Tuesday, June 4, 2013



U.S. President Barack Obama and his judicial nominees. PHOTO/Evan Vucci/AP

Issuing a forceful challenge to Senate Republicans, President Barack Obama nominated three judges to the influential federal appeals court in Washington, declaring that the GOP has “cynically used Senate rules and procedures” to delay and block past nominees.

“What I’m doing today is my job; I need the Senate to do its job,” he said as he announced his nomination of Patricia Ann Millett, Cornelia Pillard and Robert Leon Wilkins on Tuesday in the White House Rose Garden.

In simultaneously naming three nominees to the understaffed federal appeals court in Washington, Obama set up an aggressive push against Senate Republicans who are trying to keep him from naming any more judges to the influential circuit.

It’s the first time Obama has ever held an event to announce nominees to the federal bench other than the Supreme Court, an indication of the pressure the president is trying to put on the Senate to approve his picks.

“There is no reason aside from politics for Republicans to block these individuals from getting an up or down vote,” he said.

Pillard is a Georgetown University law professor. Millet is an appeals lawyer in Washington, and Wilkins is a judge on the U.S. District Court in Washington.
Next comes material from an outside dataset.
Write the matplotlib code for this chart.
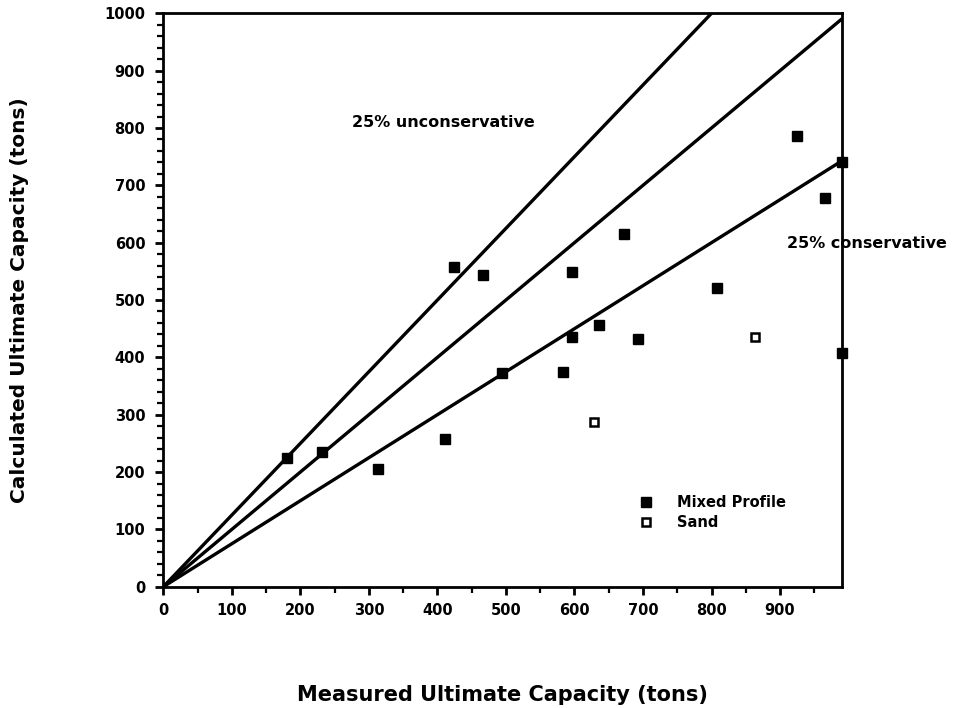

They would fill three vacancies currently on the U.S. Court of Appeals for the District of Columbia Circuit, often called the second-highest court in the nation because of its influence.

Obama described Pillard’s career as one marked “by an unshakeable commitment to the public good.” He said Millet is “one our nation’s finest appellate attorneys” and praised Wilkins as a “principled attorney of the utmost integrity.”